> **Task material**
--- Begin ---

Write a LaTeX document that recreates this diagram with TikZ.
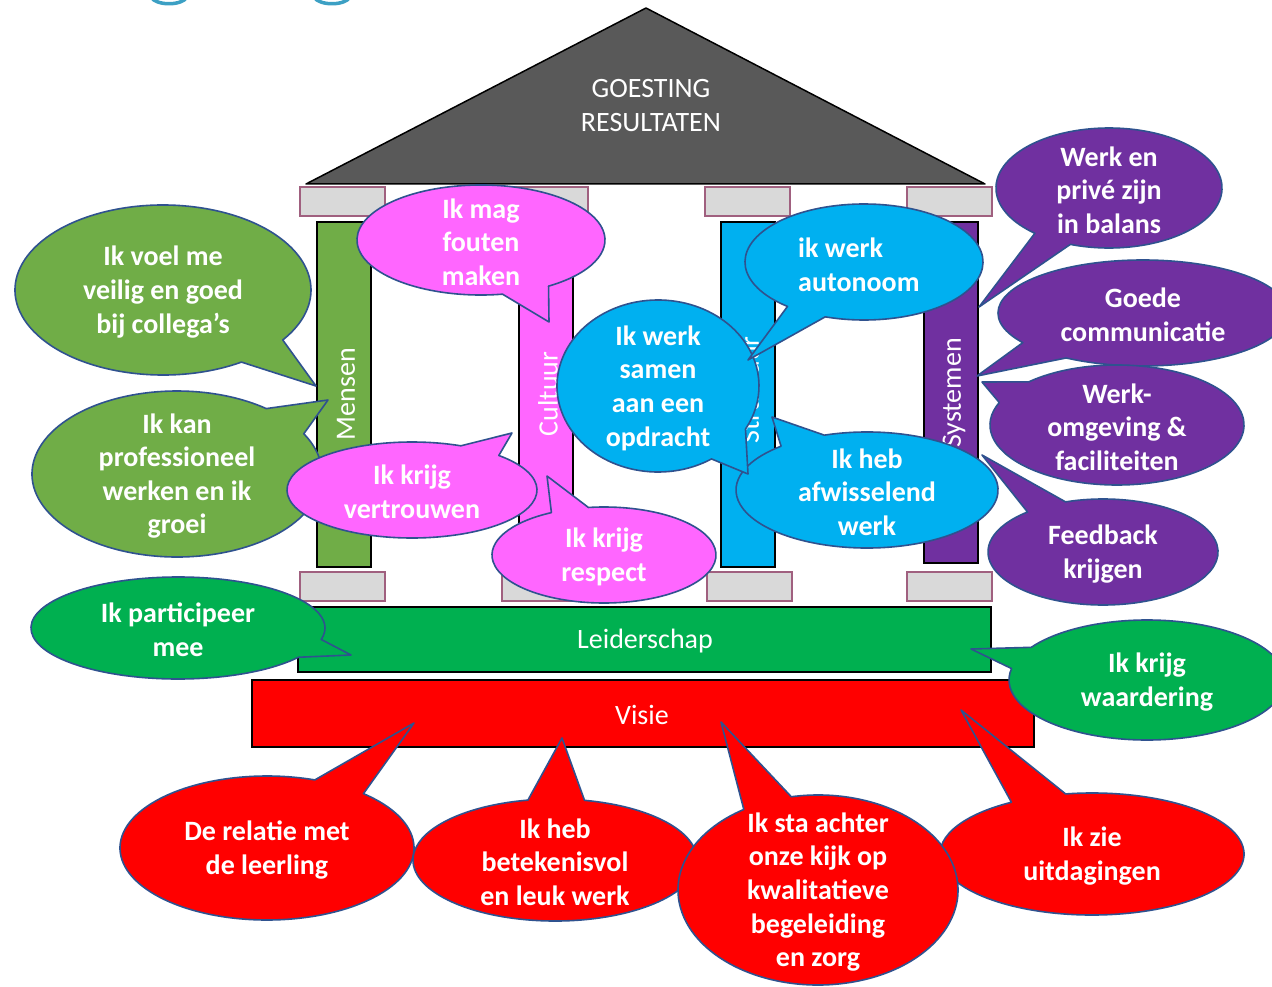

--- End ---
--- Begin ---

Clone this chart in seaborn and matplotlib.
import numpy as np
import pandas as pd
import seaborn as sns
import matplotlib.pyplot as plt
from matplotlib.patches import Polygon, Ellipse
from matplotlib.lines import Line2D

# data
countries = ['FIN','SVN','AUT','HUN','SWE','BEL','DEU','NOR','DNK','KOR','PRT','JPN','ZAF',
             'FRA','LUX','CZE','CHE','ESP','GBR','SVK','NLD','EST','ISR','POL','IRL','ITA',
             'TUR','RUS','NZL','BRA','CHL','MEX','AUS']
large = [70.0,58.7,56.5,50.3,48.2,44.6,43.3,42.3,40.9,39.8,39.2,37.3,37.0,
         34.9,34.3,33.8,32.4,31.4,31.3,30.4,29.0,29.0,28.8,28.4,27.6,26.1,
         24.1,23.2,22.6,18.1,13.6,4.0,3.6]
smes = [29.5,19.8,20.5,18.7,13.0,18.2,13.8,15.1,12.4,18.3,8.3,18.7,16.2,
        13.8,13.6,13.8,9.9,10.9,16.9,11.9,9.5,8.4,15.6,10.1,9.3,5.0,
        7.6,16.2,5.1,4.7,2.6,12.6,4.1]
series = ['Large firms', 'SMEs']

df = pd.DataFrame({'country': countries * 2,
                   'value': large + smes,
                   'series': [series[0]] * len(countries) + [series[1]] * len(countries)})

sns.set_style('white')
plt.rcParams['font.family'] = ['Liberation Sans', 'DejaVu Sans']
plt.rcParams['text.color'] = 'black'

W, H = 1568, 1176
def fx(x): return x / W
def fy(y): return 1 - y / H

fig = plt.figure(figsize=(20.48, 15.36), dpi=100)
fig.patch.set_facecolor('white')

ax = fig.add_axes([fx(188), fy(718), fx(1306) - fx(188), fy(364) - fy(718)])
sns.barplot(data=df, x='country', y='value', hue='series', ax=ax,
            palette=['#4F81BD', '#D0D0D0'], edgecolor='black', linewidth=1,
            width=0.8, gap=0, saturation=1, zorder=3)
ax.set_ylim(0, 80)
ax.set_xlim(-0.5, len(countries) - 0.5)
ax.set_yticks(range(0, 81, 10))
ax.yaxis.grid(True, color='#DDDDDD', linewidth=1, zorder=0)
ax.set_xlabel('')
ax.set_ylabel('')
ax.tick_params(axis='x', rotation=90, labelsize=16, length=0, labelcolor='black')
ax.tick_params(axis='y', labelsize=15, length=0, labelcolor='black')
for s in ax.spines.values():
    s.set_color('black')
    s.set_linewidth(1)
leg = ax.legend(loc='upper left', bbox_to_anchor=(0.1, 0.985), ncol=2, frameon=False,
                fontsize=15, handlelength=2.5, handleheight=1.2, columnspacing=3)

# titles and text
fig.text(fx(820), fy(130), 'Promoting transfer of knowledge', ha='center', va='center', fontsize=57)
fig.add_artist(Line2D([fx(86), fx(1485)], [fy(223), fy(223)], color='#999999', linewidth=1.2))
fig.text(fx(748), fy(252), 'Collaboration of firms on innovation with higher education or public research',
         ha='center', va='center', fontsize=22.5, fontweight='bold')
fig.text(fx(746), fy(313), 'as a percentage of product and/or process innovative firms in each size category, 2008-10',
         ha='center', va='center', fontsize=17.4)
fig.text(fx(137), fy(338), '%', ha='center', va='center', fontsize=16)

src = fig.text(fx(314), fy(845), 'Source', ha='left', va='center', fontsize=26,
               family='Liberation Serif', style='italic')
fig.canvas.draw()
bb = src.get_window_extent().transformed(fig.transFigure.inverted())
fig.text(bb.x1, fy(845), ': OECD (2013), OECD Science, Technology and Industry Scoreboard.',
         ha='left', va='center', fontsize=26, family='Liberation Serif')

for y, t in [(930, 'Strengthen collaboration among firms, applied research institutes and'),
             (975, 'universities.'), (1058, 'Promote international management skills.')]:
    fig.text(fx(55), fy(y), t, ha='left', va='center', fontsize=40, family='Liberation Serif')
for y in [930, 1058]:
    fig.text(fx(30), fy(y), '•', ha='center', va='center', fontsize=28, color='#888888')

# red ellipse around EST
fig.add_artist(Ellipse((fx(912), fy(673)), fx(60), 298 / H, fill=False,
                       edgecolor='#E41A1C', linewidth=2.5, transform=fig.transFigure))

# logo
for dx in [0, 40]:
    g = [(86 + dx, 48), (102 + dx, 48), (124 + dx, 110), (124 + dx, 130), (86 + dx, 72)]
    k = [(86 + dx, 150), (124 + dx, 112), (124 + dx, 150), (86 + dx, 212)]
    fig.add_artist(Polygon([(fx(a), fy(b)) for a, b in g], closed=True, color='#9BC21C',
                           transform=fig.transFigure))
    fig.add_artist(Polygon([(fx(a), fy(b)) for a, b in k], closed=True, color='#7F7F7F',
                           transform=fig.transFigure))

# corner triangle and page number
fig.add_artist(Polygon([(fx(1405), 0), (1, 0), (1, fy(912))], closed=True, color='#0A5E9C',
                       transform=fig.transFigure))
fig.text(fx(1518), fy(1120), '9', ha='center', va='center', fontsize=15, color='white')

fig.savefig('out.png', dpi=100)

--- End ---

> **What is asked**
Begin with the line containing "Clone this chart in seaborn and matplotlib." and end with the line containing "from matplotlib.lines import Line2D"; repeat every line from start to finish exactly, and nothing outside them.

> **Solution**
Clone this chart in seaborn and matplotlib.
import numpy as np
import pandas as pd
import seaborn as sns
import matplotlib.pyplot as plt
from matplotlib.patches import Polygon, Ellipse
from matplotlib.lines import Line2D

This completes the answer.